А 19 августа 1991 года в Москве в начале одиннадцатого утра секретари ЦК КПСС собрались в зале заседаний на Старой площади. Оставшийся за старшего Олег Шенин сообщил: Горбачев «недееспособен», поэтому ГКЧП во главе с вице-президентом Янаевым берет власть в руки.
«Вовлеченность Шенина в дела ГКЧП, — вспоминал секретарь ЦК Александр Сергеевич Дзасохов, — повергла меня и других секретарей ЦК в шок. Чего больше было в его действиях — осознанного выбора или амбициозности, я не знаю».
Дзасохов поехал в «Барвиху» к Ивашко. Они вышли на балкон, чтобы поговорить откровенно. Заместитель генерального секретаря, осведомленный относительно поездки в Форос, рассказал, что Горбачев отказался вести с членами ГКЧП переговоры о передаче им своих полномочий.
Во время путча на Старой площади царила боязливая тишина. Приехал с дачи секретарь ЦК КПСС по международным делам Валентин Михайлович Фалин.
В аппарате было известно, что Фалин недоволен линией Горбачева в немецких делах. В какой-то момент, вербуя сторонников, Крючков заговорил с ним о «неадекватном поведении» президента, которое «всех беспокоит». Ни о чем не подозревавший Валентин Михайлович предложил откровенно поговорить с Горбачевым. Больше председатель КГБ ему не звонил.
Заместитель заведующего международным отделом (и будущий пресс-секретарь президента) Андрей Грачев зашел к Фалину:
— Ведь это же авантюра! И что будет с Горбачевым?
Фалин нехотя ответил:
— Он сам виноват. Мы его предупреждали, что он спровоцирует военных. Да и партию он уже ни во что не ставил. А авантюра или нет, в ближайшие дни увидим.

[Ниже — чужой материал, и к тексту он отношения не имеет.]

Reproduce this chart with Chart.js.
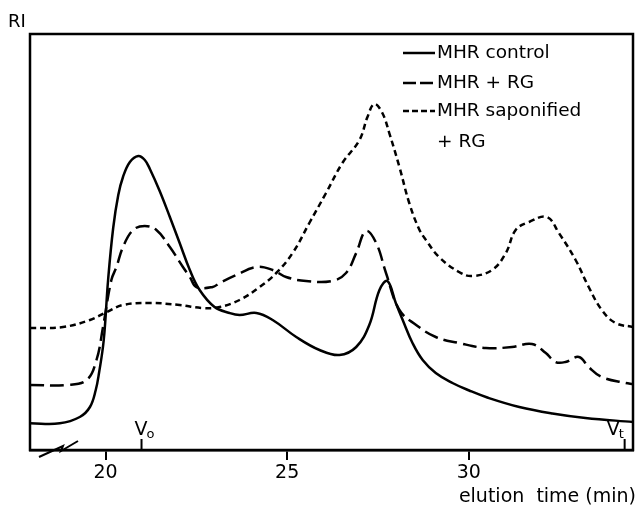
<!DOCTYPE html>
<html>
<head>
<meta charset="utf-8">
<script src="https://cdn.jsdelivr.net/npm/chart.js@4.4.0/dist/chart.umd.min.js"></script>
<style>
  html, body { margin: 0; padding: 0; background: #fff; }
  #wrap { width: 638px; height: 507px; position: relative; }
</style>
</head>
<body>
<div id="wrap"><canvas id="riChart"></canvas></div>
<script>
// values (RI in arbitrary units)
const xTicks = [20, 25, 30];

const controlTime = [17.92, 18.74, 19.29, 19.57, 19.73, 19.82, 19.95, 20.07, 20.21, 20.35, 20.48, 20.67, 20.9, 21.08, 21.22, 21.49, 21.77, 22.04, 22.32, 22.59, 23.0, 23.41, 23.69, 24.15, 24.6, 25.25, 25.89, 26.44, 26.9, 27.26, 27.54, 27.76, 27.99, 28.18, 28.45, 28.73, 29.09, 29.55, 30.01, 30.51, 31.39, 32.3, 33.21, 34.52];
const controlRI = [26.7, 26.7, 33, 43, 60, 77, 110, 170, 222, 255, 273, 288, 294, 290, 281, 259, 233, 207, 180, 160, 143, 137, 135, 137, 130, 113, 100, 95, 103, 125, 160, 169, 147, 130, 107, 90, 77, 67, 59.5, 52.5, 43, 36.5, 32, 28];

const rgTime = [17.92, 18.94, 19.48, 19.75, 19.93, 20.16, 20.3, 20.48, 20.76, 21.08, 21.4, 21.77, 22.13, 22.32, 22.5, 22.95, 23.14, 23.6, 24.15, 24.6, 24.97, 25.52, 26.24, 26.62, 26.9, 27.17, 27.45, 27.72, 28.09, 28.55, 29.09, 29.73, 30.47, 31.19, 31.74, 32.12, 32.39, 32.66, 33.03, 33.3, 33.66, 34.31, 34.52];
const rgRI = [65, 65, 70, 90, 123, 170, 183, 203, 220, 224, 220, 203, 183, 173, 163, 163, 167, 175, 183, 180, 173, 169, 169, 177, 197, 219, 207, 177, 140, 125, 113, 107, 102, 103, 106, 97, 88, 88, 93, 83, 73, 67, 66];

const sapTime = [17.92, 18.83, 19.57, 20.03, 20.48, 21.22, 22.04, 22.67, 23.14, 23.69, 24.24, 24.7, 25.15, 25.61, 26.07, 26.52, 26.99, 27.21, 27.4, 27.62, 27.81, 28.09, 28.36, 28.63, 28.82, 29.18, 29.73, 30.09, 30.64, 31.02, 31.29, 31.66, 32.15, 32.48, 32.94, 33.3, 33.66, 34.04, 34.52];
const sapRI = [122, 123, 130, 138, 145, 147, 145, 142, 143, 150, 163, 177, 197, 227, 257, 287, 310, 333, 346, 337, 317, 283, 247, 221, 210, 193, 178, 174, 180, 197, 220, 228, 233, 217, 190, 163, 140, 127, 123];

// V0 and Vt markers on the time axis
const markerTimes = [20.99, 34.29];
const markerSubs = ["o", "t"];

const FONT = '"DejaVu Sans", "Liberation Sans", sans-serif';

function toPoints(xs, ys) {
  return xs.map((x, i) => ({ x: x, y: ys[i] }));
}

// frame, legend, break mark and extra labels
const decorPlugin = {
  id: "decor",
  afterDraw(chart) {
    const ctx = chart.ctx;
    const area = chart.chartArea;
    const xs = chart.scales.x;
    ctx.save();
    ctx.strokeStyle = "#000";
    ctx.fillStyle = "#000";
    ctx.lineWidth = 2.5;
    ctx.strokeRect(area.left, area.top, area.right - area.left, area.bottom - area.top);

    // axis break
    ctx.lineWidth = 2;
    ctx.beginPath();
    ctx.moveTo(39, 457);
    ctx.lineTo(63, 446);
    ctx.lineTo(61, 451);
    ctx.lineTo(78, 441);
    ctx.stroke();

    // V0 / Vt
    markerTimes.forEach((t, i) => {
      const px = xs.getPixelForValue(t);
      ctx.lineWidth = 2;
      ctx.beginPath();
      ctx.moveTo(px, area.bottom);
      ctx.lineTo(px, area.bottom - 11);
      ctx.stroke();
      const vx = i === 0 ? px - 7 : px - 18;
      ctx.font = "19px " + FONT;
      ctx.textAlign = "left";
      ctx.textBaseline = "alphabetic";
      ctx.fillText("V", vx, 435);
      ctx.font = "13px " + FONT;
      ctx.fillText(markerSubs[i], vx + 12, 438);
    });

    // axis labels
    ctx.font = "18px " + FONT;
    ctx.textAlign = "left";
    ctx.textBaseline = "middle";
    ctx.fillText("RI", 8, 22);
    ctx.textAlign = "right";
    ctx.font = "19px " + FONT;
    ctx.fillText("elution  time (min)", 636, 497);

    // legend
    const rows = [53, 83, 111];
    chart.data.datasets.forEach((ds, i) => {
      const y = rows[i];
      ctx.lineWidth = 2.5;
      ctx.setLineDash(ds.legendDash);
      ctx.beginPath();
      ctx.moveTo(403, y);
      ctx.lineTo(435, y);
      ctx.stroke();
      ctx.setLineDash([]);
      ctx.font = "18.5px " + FONT;
      ctx.textAlign = "left";
      ctx.textBaseline = "middle";
      ds.label.split("\n").forEach((line, j) => {
        ctx.fillText(line, 437, y + j * 31);
      });
    });
    ctx.restore();
  },
};

const lineStyle = {
  borderColor: "#000",
  borderWidth: 2.5,
  pointRadius: 0,
  fill: false,
  tension: 0.4,
};

new Chart(document.getElementById("riChart"), {
  type: "line",
  data: {
    datasets: [
      Object.assign({ label: "MHR control", data: toPoints(controlTime, controlRI), borderDash: [], legendDash: [] }, lineStyle),
      Object.assign({ label: "MHR + RG", data: toPoints(rgTime, rgRI), borderDash: [14, 6], legendDash: [13, 4] }, lineStyle),
      Object.assign({ label: "MHR saponified\n+ RG", data: toPoints(sapTime, sapRI), borderDash: [6, 4], legendDash: [6, 3] }, lineStyle),
    ],
  },
  options: {
    responsive: true,
    maintainAspectRatio: false,
    animation: false,
    layout: { padding: { left: 30, top: 34, right: 5, bottom: 0 } },
    plugins: { legend: { display: false }, tooltip: { enabled: false } },
    scales: {
      x: {
        type: "linear",
        min: 17.92,
        max: 34.52,
        afterBuildTicks: (scale) => {
          scale.ticks = xTicks.map((v) => ({ value: v }));
        },
        afterFit: (scale) => {
          scale.height = 57;
        },
        border: { display: true, color: "#000", width: 2.5 },
        grid: { display: true, drawOnChartArea: false, drawTicks: true, tickLength: 10, color: "#000", lineWidth: 2 },
        ticks: { color: "#000", padding: 2, maxRotation: 0, font: { size: 19, family: FONT } },
      },
      y: {
        display: false,
        min: 0,
        max: 416,
      },
    },
  },
  plugins: [decorPlugin],
});
</script>
</body>
</html>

В те дни многие люди открылись с неожиданной стороны.
Утром 19 августа председатель Совета Союза Иван Лаптев соединился с Лукьяновым:
— Что с Горбачевым? Что вы задумали?
— А я тут ни при чем. Лежит, говорят, ни на что не реагирует. Вчера к нему летали…
— Пусть не вешают тебе лапшу на уши! — закричал Лаптев. — Я только что разговаривал с Вольским, Бакатиным, Ревенко — все они еще вчера общались с президентом. Никакой болезни у него нет, чуть спина побаливает и только. Давай срочно собирать сессию Верховного Совета.
— Ну, не знаю, не знаю, — нехотя ответил Лукьянов. — Про Горбачева я, конечно, выясню и, если что не так, все сделаю, ты же понимаешь. А сессию мы можем созвать по регламенту только через семь дней, двадцать шестого.
Других, менее осведомленных депутатов Верховного Совета Анатолий Иванович Лукьянов убеждал, что своими глазами читал медицинское заключение о бедственном состоянии здоровья Горбачева.